The three justifications for BC/GG work together to function as a triple challenge to this narrative. Sardonically mocking the attempt to medically manage/control HIV, and standing by the notion that infection is the only real cure for HIV-related anxiety, BC/GG refutes and “queers” the teleological narrative of the search for a cure. On another level, BC/GG eroticizes and thereby deeply subjectifies the individual gay men’s relationship to the AIDS virus, reconstructing the objective menace presented by prevention rhetoric as a “gift” and fusing the biological roles associated with HIV transmission with personal sexual roles. Finally, BC/GG categorically refuses the subject position demanded by prevention discourse. It wages war—suicidal war—against the newly constructed responsible, moral, technologically and socially domesticated gay body.

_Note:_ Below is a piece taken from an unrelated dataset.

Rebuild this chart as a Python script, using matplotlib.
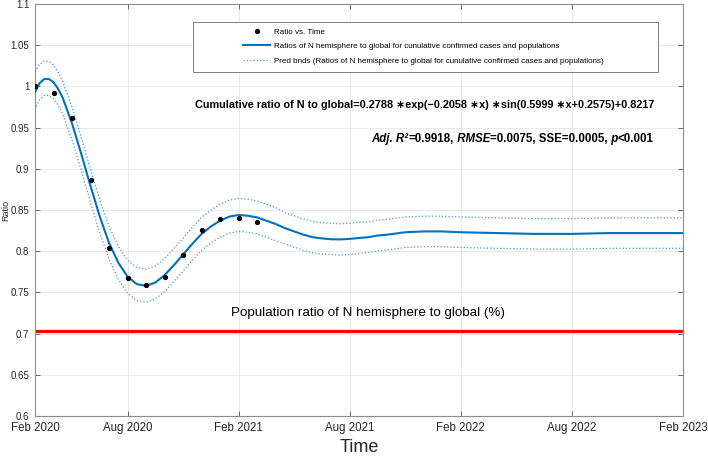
#!/usr/bin/env python3
"""
Ratio of N hemisphere to global cumulative confirmed cases, with damped sine fit.
"""

import matplotlib
matplotlib.use("Agg")
import matplotlib.pyplot as plt
from matplotlib.patches import Rectangle
from matplotlib.offsetbox import TextArea, HPacker, AnnotationBbox

plt.rcParams['font.family'] = ['Liberation Sans', 'DejaVu Sans']

# Monthly observed ratios (x = month index, 1 = Feb 2020)
obs_month = [1, 2, 3, 4, 5, 6, 7, 8, 9, 10, 11, 12, 13]
obs_ratio = [1.000, 0.992, 0.962, 0.886, 0.804, 0.767, 0.759, 0.769, 0.795,
             0.826, 0.839, 0.840, 0.835]

# Fitted curve and prediction bounds
fit_month = [1, 1.25, 1.5, 1.75, 2, 2.25, 2.5,
             3, 3.5, 4, 4.5, 5, 5.5, 6, 6.5, 7, 7.5, 8, 8.5, 9, 9.5, 10,
             10.5, 11, 11.5, 12, 12.5, 13, 13.5, 14,
             14.5, 15, 15.5, 16, 16.5, 17, 17.5, 18, 18.5, 19, 19.5, 20,
             21, 22, 23, 24,
             26, 28, 30, 32, 34, 36]
fit_ratio = [0.993, 1.004, 1.009, 1.009, 1.005, 0.997, 0.986,
             0.955, 0.918, 0.879, 0.842, 0.810, 0.786, 0.769, 0.760, 0.758, 0.762,
             0.771, 0.783, 0.796, 0.809, 0.821,
             0.830, 0.837, 0.842, 0.844, 0.843, 0.841, 0.837, 0.833,
             0.828, 0.824, 0.820, 0.817, 0.8155, 0.8145, 0.8143, 0.815, 0.816, 0.817, 0.819, 0.820,
             0.823, 0.824, 0.824, 0.823,
             0.822, 0.821, 0.821, 0.822, 0.822, 0.822]
upper_bnd = [1.018, 1.027, 1.031, 1.030, 1.026, 1.017, 1.006,
             0.975, 0.938, 0.899, 0.862, 0.830, 0.806, 0.789, 0.780, 0.778, 0.782,
             0.791, 0.803, 0.816, 0.829, 0.841,
             0.850, 0.857, 0.862, 0.864, 0.863, 0.861, 0.857, 0.853,
             0.847, 0.843, 0.839, 0.836, 0.8345, 0.834, 0.8333, 0.834, 0.835, 0.8355, 0.8375, 0.8385,
             0.8415, 0.8425, 0.8425, 0.8415,
             0.8405, 0.8395, 0.8395, 0.8405, 0.8405, 0.8405]
lower_bnd = [0.972, 0.984, 0.989, 0.989, 0.985, 0.977, 0.966,
             0.935, 0.898, 0.859, 0.822, 0.790, 0.766, 0.749, 0.740, 0.738, 0.742,
             0.751, 0.763, 0.776, 0.789, 0.801,
             0.810, 0.817, 0.822, 0.824, 0.823, 0.821, 0.817, 0.813,
             0.809, 0.805, 0.801, 0.798, 0.7965, 0.796, 0.7953, 0.796, 0.797, 0.7985, 0.8005, 0.8015,
             0.8045, 0.8055, 0.8055, 0.8045,
             0.8035, 0.8025, 0.8025, 0.8035, 0.8035, 0.8035]

pop_ratio = 0.7035

tick_month = [1, 6, 12, 18, 24, 30, 36]
tick_label = ['Feb 2020', 'Aug 2020', 'Feb 2021', 'Aug 2021',
              'Feb 2022', 'Aug 2022', 'Feb 2023']
ytick_vals = [0.6, 0.65, 0.7, 0.75, 0.8, 0.85, 0.9, 0.95, 1.0, 1.05, 1.1]

BLUE = '#0072BD'
BND = '#4a94dc'
W, H = 708, 461


def main():
    fig = plt.figure(figsize=(W / 100, H / 100), dpi=100)
    ax = fig.add_axes([35 / W, 45 / H, 648 / W, 412 / H])

    ax.grid(True, color='#e5e5e5', linewidth=0.6)
    ax.set_axisbelow(True)

    ax.axhline(pop_ratio, color='#ff0000', linewidth=2.3, zorder=2)
    pts, = ax.plot(obs_month, obs_ratio, 'o', color='black', markersize=2.8,
                   zorder=5, label='Ratio vs. Time')
    fit, = ax.plot(fit_month, fit_ratio, '-', color=BLUE, linewidth=1.5, zorder=4,
                   label='Ratios of N hemisphere to global for cunulative confirmed cases and populations')
    bnd, = ax.plot(fit_month, upper_bnd, ':', color=BND, linewidth=0.9, zorder=3,
                   label='Pred bnds (Ratios of N hemisphere to global for cunulative confirmed cases and populations)')
    ax.plot(fit_month, lower_bnd, ':', color=BND, linewidth=0.9, zorder=3)

    ax.set_xlim(1, 36)
    ax.set_ylim(0.6, 1.1)
    ax.set_xticks(tick_month)
    ax.set_xticklabels(tick_label, fontsize=8.3)
    ax.set_yticks(ytick_vals)
    ax.set_yticklabels(['%g' % v for v in ytick_vals], fontsize=7)
    ax.tick_params(direction='in', length=3.5, width=0.6, top=True, right=True,
                   color='#555555', labelcolor='#262626', pad=4)
    for sp in ax.spines.values():
        sp.set_color('#8c8c8c')
        sp.set_linewidth(0.8)

    ax.set_ylabel('Ratio', fontsize=6.5, color='#262626')
    ax.yaxis.set_label_coords(-0.038, 0.5)
    ax.set_xlabel('Time', fontsize=13, color='#262626')
    ax.xaxis.set_label_coords(0.5, -0.056)

    # legend box drawn by hand so the padding matches the original
    fig.patches.append(Rectangle((193 / W, 1 - 72 / H), 465 / W, 50 / H,
                                 transform=fig.transFigure, facecolor='white',
                                 edgecolor='#7f7f7f', linewidth=0.7, zorder=10))
    leg = fig.legend(handles=[pts, fit, bnd], loc='upper left',
                     bbox_to_anchor=(243 / W, 1 - 28 / H), frameon=False,
                     fontsize=5.8, handlelength=3.4, handletextpad=0.4,
                     labelspacing=0.85, borderpad=0, borderaxespad=0, numpoints=1)
    leg.set_zorder(11)

    fig.text(654 / W, 1 - 105 / H,
             'Cumulative ratio of N to global=0.2788 \u2217exp(\u22120.2058 \u2217x) '
             '\u2217sin(0.5999 \u2217x+0.2575)+0.8217',
             fontsize=7.8, fontweight='bold', ha='right', va='center')

    # stats line with mixed italic parts
    parts = [('Adj. R\u00b2', 'italic'), ('=0.9918,', 'normal'), ('\u00a0RMSE', 'italic'),
             ('=0.0075, SSE=0.0005,', 'normal'), ('\u00a0p', 'italic'), ('<0.001', 'normal')]
    boxes = [TextArea(s, textprops=dict(fontsize=8.3, fontweight='bold', fontstyle=st))
             for s, st in parts]
    pack = HPacker(children=boxes, align='baseline', pad=0, sep=0)
    ab = AnnotationBbox(pack, (654 / W, 1 - 139 / H), xycoords='figure fraction',
                        box_alignment=(1, 0.5), frameon=False)
    fig.add_artist(ab)

    fig.text(231 / W, 1 - 313 / H, 'Population ratio of N hemisphere to global (%)',
             fontsize=9.6, ha='left', va='center')

    fig.savefig('out.png', dpi=100)


if __name__ == '__main__':
    main()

BC/GG ideology can be understood as overwhelmingly negative, in the sense that it is focused on negating the discourses it antagonizes. BC/GG negates the discourses and practices of assimilation, their moralities, their demands for engagement. It negates the assimilationist gay body in both a conceptual and physical way, waging suicidal violence against it. Furthermore, BC/GG resistance to the assimilated, “cured” gay body (politic) nostalgically identifies with the “negative” subject positions of the pre-epidemic, pre-assimilation gay community. Its discourse recalls that earlier form of gay experience, a subjectivity lived out in the rigidly binarized pre-epidemic world: marginal, other, enclosed, antagonized by and antagonistic to straight society—in short, the negative Other to heterosexuality’s positive self. Whereas the reconfigured gay subject, saved by his assimilation, is “cured” of the marginality that once characterized the gay experience, bugchasers and gift-givers remember all to clearly the violent otherness of the past, inflicting it suicidally upon themselves as scars of a lost identity, a lost community.

Works Cited

Grov, Christian and Jeffrey Parsons. Bug Chasing and Gift Giving: The Potential for HIV Transmission Among Barebackers on the Internet. The Guilford Press, Vol. 18, No. 6 (December 2006), pp. 490-503.

Adam, Barry D. Constructing the Neoliberal Sexual Actor: Responsibility and Care of the Self in the Discourse of Barebackers. Culture, Health & Sexuality, Vol. 7, No. 4 (Jul. – Aug., 2005), pp. 333-346

Hequembourg, Amy and Jorge Arditi. Fractured Resistances: The Debate over Assimilationism among Gays and Lesbians in the United States. The Sociological Quarterly, Vol. 40, No. 4 (Autumn, 1999), pp. 663-680

The Gift. dir. Louise Hogarth. Dream Out Loud Productions, 2003.

One Response
  1. March 30, 2009

    I find this topic quite fascinating. As a mainstream heterosexual woman who grew up during the AIDS epidemic, I had never thought about the way that mainstream society was essentially forcing the gay community to abide by its rules. What I saw at the time was a disease that was killing people simply because they were homosexual men. I also saw (I was 16-ish at the time) a disease that threatened me as well. And that makes me wonder if some of the bugchasers/giftgivers considered this aspect of their activities. You seem to have covered most of the ground in terms of why and how this activity is countercultural, but this seems to me a gap. Does the mainstream (outside of seriously conservative people who think homosexuality is a sin) still feel physically threatened by AIDS as it is embodied in gay male bodies? Or would they if they knew of this practice? And if so, what would it mean to the BC/GG community? It seems to me they’re mostly concerned with the gay community (assimilated as it is, it’s still not entirely mainstream).